▸ **WORK INSTRUCTIONS**: Please return exactly the run of lines that begins with the line containing "Rebuild this chart" and ends with the line containing "var yMinor = [0.125, 0.375, 0.625, 0.875];", pictures excluded.

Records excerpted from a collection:
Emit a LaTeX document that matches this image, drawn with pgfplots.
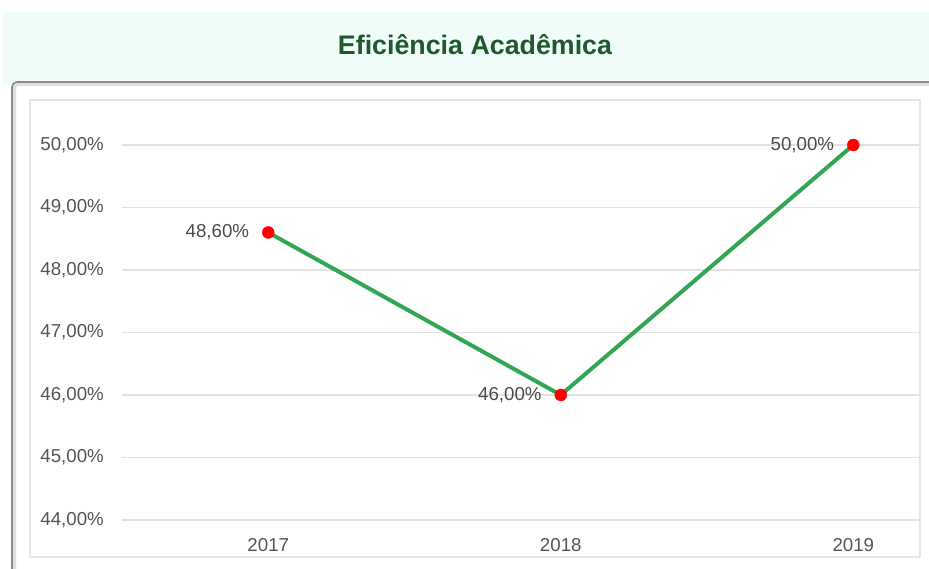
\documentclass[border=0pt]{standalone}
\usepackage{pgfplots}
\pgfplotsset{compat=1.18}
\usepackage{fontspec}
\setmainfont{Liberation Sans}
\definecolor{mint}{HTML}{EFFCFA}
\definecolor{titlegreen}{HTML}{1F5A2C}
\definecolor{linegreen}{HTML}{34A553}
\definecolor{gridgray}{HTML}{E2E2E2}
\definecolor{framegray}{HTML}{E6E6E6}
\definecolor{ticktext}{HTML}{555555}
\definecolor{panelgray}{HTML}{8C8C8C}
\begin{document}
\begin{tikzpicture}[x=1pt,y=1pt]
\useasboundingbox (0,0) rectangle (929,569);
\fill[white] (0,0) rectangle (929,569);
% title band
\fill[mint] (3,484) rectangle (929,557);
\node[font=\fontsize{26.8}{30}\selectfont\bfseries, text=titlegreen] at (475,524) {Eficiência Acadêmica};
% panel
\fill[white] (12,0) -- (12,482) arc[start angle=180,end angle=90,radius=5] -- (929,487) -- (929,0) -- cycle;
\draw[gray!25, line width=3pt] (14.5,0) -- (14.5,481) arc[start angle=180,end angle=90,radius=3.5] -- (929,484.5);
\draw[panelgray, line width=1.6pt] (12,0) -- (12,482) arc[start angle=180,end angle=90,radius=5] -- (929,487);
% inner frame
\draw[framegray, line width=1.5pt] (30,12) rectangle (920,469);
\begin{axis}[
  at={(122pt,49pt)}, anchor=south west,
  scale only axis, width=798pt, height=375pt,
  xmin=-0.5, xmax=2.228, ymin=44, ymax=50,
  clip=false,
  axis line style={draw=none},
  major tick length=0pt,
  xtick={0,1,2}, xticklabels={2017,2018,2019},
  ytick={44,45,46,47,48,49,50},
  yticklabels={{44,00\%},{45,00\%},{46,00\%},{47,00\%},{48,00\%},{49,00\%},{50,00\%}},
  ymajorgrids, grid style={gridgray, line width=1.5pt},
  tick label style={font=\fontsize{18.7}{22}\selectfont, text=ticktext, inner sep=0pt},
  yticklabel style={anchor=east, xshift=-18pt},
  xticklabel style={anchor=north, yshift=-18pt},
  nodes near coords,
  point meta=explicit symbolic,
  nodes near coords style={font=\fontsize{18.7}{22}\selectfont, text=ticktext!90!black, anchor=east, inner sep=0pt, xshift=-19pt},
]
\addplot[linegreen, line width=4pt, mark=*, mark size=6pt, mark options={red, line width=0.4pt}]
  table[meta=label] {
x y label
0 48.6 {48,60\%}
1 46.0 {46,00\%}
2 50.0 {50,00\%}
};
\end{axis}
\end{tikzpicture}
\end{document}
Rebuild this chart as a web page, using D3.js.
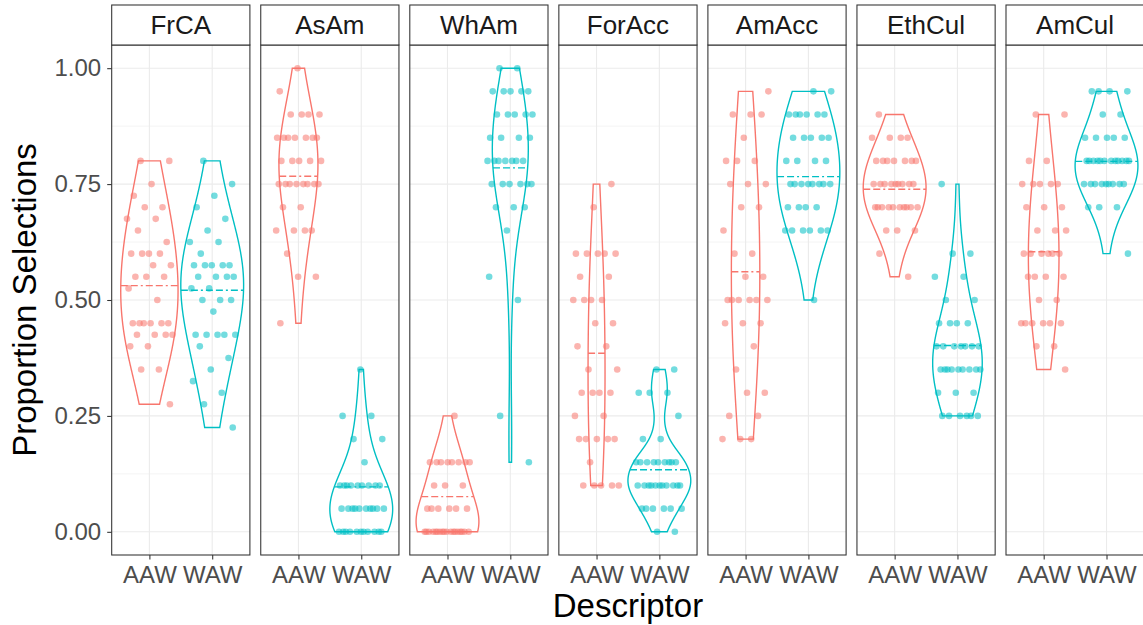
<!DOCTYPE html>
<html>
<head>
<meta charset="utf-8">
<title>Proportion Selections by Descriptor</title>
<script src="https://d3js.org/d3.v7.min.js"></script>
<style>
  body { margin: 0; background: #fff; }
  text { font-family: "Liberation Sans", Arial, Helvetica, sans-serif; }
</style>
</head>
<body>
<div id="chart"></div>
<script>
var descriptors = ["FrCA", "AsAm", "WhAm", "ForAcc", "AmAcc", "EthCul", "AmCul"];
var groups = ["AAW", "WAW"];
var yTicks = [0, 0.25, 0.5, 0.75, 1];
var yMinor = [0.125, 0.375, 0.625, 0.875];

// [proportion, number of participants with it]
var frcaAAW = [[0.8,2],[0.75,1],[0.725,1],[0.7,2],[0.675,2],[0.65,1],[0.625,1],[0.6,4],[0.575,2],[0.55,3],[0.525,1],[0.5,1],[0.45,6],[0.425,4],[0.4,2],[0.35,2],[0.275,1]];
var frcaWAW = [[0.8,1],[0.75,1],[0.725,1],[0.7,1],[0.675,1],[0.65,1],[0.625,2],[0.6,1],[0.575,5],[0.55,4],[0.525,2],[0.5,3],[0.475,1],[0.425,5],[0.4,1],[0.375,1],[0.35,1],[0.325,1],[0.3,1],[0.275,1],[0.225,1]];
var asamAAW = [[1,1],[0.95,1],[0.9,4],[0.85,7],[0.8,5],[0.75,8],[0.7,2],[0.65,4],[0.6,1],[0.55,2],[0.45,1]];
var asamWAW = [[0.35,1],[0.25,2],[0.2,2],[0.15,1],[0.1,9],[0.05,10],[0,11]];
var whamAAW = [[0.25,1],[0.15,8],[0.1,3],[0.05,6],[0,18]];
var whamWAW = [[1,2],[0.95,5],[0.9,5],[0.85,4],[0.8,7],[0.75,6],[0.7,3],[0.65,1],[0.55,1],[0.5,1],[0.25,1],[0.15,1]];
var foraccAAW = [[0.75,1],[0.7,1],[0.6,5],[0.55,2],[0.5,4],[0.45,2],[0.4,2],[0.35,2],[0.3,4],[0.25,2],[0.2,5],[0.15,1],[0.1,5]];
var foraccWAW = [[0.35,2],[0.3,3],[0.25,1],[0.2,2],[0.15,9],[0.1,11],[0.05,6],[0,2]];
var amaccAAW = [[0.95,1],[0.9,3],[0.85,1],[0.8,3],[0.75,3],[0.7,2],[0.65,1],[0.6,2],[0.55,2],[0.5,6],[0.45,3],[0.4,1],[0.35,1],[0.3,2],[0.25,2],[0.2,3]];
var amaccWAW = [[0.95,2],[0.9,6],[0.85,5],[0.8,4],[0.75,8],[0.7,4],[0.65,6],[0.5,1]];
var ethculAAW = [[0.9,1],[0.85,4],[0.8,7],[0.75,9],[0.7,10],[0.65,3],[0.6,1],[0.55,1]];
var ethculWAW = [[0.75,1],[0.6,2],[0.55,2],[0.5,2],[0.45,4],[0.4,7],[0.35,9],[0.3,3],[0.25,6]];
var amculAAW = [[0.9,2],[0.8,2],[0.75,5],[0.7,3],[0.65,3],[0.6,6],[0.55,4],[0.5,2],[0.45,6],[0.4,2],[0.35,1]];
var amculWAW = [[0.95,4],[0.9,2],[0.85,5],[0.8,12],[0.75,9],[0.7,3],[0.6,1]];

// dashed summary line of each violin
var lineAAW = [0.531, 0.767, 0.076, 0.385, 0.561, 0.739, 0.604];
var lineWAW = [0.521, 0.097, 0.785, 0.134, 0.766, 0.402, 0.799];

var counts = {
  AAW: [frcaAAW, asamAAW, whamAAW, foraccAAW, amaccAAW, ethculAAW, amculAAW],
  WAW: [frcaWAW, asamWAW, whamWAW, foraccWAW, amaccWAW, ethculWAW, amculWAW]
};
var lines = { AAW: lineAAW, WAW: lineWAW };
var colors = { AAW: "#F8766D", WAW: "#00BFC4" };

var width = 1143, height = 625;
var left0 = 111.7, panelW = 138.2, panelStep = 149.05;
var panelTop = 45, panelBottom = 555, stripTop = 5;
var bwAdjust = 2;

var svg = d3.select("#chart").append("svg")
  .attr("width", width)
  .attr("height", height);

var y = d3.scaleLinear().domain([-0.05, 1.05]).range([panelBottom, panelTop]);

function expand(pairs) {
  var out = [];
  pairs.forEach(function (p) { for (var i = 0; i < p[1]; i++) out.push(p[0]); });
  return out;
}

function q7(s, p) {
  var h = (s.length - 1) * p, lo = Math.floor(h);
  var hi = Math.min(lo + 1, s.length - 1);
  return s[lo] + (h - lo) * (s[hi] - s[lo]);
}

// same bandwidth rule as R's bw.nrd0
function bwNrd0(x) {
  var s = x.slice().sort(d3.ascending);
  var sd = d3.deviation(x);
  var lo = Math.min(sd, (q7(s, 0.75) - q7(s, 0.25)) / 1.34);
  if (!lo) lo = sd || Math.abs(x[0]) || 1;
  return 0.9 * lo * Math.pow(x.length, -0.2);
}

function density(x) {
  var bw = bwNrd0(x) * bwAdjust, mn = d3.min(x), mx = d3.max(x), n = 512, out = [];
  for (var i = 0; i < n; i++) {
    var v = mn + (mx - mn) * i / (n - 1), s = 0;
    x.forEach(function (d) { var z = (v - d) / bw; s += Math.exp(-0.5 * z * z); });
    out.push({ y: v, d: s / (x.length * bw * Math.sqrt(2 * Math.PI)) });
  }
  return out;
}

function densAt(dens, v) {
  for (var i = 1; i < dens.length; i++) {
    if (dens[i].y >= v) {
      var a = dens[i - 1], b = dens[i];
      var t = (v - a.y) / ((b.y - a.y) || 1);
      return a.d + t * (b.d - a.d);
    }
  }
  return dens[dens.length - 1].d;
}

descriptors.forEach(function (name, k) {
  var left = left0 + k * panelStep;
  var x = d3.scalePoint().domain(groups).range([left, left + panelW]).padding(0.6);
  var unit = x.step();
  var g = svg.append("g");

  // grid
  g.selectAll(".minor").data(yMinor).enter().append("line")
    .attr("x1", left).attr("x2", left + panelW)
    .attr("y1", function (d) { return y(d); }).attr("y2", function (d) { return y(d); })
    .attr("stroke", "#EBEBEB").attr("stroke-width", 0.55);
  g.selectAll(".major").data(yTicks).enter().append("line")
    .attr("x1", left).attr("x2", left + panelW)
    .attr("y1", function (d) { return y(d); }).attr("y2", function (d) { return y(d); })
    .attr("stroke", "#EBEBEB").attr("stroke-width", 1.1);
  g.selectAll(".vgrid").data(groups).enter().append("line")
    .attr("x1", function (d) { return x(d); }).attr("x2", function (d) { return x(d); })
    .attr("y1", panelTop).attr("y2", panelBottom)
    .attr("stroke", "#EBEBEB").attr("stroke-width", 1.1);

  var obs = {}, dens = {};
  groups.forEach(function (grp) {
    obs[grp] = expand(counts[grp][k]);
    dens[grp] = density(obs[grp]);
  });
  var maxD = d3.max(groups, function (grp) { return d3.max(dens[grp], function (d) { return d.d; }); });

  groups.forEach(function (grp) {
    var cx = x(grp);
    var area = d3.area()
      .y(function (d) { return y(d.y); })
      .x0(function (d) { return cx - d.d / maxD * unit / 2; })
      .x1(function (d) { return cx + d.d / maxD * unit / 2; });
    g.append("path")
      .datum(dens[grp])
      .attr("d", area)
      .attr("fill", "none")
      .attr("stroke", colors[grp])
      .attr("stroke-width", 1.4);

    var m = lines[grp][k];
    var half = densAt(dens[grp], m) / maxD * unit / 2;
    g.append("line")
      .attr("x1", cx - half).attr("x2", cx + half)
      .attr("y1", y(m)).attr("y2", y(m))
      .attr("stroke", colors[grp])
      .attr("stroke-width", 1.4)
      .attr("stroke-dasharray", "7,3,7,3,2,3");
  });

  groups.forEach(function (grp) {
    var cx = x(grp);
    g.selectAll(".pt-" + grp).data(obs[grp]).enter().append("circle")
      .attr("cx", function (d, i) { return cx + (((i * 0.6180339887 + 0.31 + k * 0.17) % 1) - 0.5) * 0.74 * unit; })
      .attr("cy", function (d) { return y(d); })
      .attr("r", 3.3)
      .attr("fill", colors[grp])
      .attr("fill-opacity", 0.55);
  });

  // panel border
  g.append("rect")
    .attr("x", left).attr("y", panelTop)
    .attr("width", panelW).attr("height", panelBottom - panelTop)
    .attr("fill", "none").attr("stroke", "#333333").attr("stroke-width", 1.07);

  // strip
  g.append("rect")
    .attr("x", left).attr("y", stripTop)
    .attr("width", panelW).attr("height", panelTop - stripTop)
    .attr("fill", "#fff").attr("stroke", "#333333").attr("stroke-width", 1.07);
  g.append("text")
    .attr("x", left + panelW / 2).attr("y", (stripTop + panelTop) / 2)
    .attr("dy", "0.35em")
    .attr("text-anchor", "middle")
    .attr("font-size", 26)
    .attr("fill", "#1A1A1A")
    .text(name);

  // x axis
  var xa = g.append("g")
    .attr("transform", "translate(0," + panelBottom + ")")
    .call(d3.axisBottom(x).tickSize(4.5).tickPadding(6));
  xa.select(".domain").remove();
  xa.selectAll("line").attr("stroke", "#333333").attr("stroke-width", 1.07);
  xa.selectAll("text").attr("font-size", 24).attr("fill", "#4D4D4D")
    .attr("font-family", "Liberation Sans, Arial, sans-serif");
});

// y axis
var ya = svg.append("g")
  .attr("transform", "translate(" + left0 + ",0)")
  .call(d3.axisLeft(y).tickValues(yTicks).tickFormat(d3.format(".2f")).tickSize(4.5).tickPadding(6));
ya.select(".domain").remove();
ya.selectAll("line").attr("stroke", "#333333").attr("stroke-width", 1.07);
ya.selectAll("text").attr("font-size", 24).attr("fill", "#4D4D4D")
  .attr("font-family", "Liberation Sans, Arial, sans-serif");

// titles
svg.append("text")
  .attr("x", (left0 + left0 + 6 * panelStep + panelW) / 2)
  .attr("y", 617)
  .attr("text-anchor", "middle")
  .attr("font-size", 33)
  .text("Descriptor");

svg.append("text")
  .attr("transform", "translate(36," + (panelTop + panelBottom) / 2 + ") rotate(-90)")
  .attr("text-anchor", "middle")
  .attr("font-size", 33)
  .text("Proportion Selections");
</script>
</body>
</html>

▸ **SOLUTION TO THIS TASK**:
Rebuild this chart as a web page, using D3.js.
<!DOCTYPE html>
<html>
<head>
<meta charset="utf-8">
<title>Proportion Selections by Descriptor</title>
<script src="https://d3js.org/d3.v7.min.js"></script>
<style>
  body { margin: 0; background: #fff; }
  text { font-family: "Liberation Sans", Arial, Helvetica, sans-serif; }
</style>
</head>
<body>
<div id="chart"></div>
<script>
var descriptors = ["FrCA", "AsAm", "WhAm", "ForAcc", "AmAcc", "EthCul", "AmCul"];
var groups = ["AAW", "WAW"];
var yTicks = [0, 0.25, 0.5, 0.75, 1];
var yMinor = [0.125, 0.375, 0.625, 0.875];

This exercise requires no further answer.